Orlov and Taleb come by their dark visions more autobiographically. Orlov spent his first 12 years in the Soviet Union. After moving to the America, he followed the ensuing economic chaos in Russia and former Soviet States. Taleb, a Lebanese Christian and former options trader, grew up in Beirut and lived through that country’s years of civil war.
Orlov is the more practical dystopian, offering quite cheerful advice on coping with a collapsed society, based on his experience from the Russia. Taleb, on the other hand, doesn’t appear to relish collapse as much as Kunstler or Orlov, but asserts economic disaster will remain a threat unless we take into account the likelihood of unexpected and oftentimes disastrous developments. He calls these events, Black Swans, which are far more likely to occur than we anticipate, and wants to Black Swan – proof capitalism.
Techno Boosters Still Ascendant?
I may be in denial, but somehow I like the more entrepreneurial, techno – optimistic cosmopolitan, boosterish visions of the future promoted by Fast Company, Wired and MIT’s Technology Review, rather than the dark pictures sketched by the dystopians. Having said this, some techno visionaries like Ray Kurzweil and his expectation of the Singularity are almost as unsettling as the dystopians.
What About Green Amidst the Chaos?
Now, for the ostensible subject of this post. Where are green building and sustainable enterprise left in these uncommon circumstances? Are they afterthoughts in an economy where businesses and consumers are concerned primarily with survival?

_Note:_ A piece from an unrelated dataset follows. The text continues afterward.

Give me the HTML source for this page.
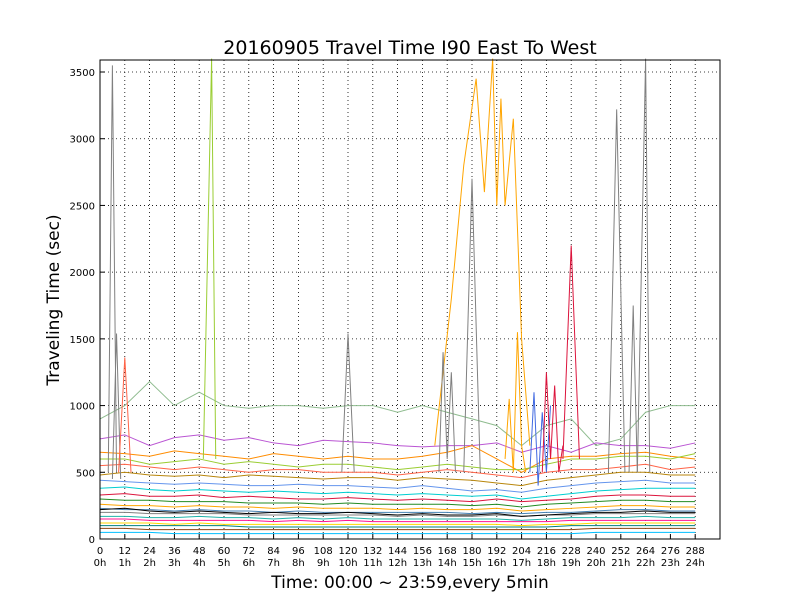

I think not.
Bad economy or not, some of the framework for a greener future is in place, with more underpinnings sustainability on the way. Many major municipalities and states already have green building regulations in place. For the time being, some public agencies’ ability to build will be limited by the lack of cash. However, the President’s and Congress’ stimulus bill, called the American Recovery and Reinvestment Act, contains several sizeable green initiatives. Any significant building projects fueled by the stimulus package include will be green. At least $4.5 billion is allocated to the U.S. General Services Administration to convert GSA facilities to “High-Performance Green buildings”, making federal buildings more energy efficient.
Furthermore $4 million in funds were set aside for the establishment of the Office of Federal High Performance Green Buildings within the GSA, which office was created by the 2007 Act. One caveat before celebrating; what’s green when it comes to the stimulus funded transportation projects is debatable. For example a planned bridge project here in Washington, DC is already subject of debate because the design allegedly increases traffic capacity through a residential area.
The Recovery Act also contains money to begin building a smart grid that incorporates more agile power supply and demand management particularly integrating renewable wind and solar power more effectively into the national electricity system. The stimulus also extends energy efficient weatherization programs and state grant programs to improve energy efficiency.
The promise of Green Collar jobs remains just that for now. Van Jones, formerly of the not for profit Apollo Alliance, a major promoter of the Green Economy, has taken a job in the White House under the Council for Environmental Quality as its primary advocate for a green economy and green jobs.
Green and Red Ink?
Greenbiz.com has just published its annual edition of the State of the Green Economy report. Major companies appear not to have abandoned their green campaigns and in fact they see them as consistent with the current economic situation. See Chevron, Weyerhaeuser, Waste Management, to name 3 prominent ones, feature environmental and energy responsibility prominently. Green, particularly, energy efficiency, is apparently congruent with economic recovery in the corporate lexicon. It remains to be seen how corporate communications will be translated into action during straightened economic circumstances.
On the consumer side, according to Joel Makower, of Green Biz, consumer polls still indicate commitment to green products but these assertions, like corporate PR may have more to do with atmospherics than with the allocation of dollars.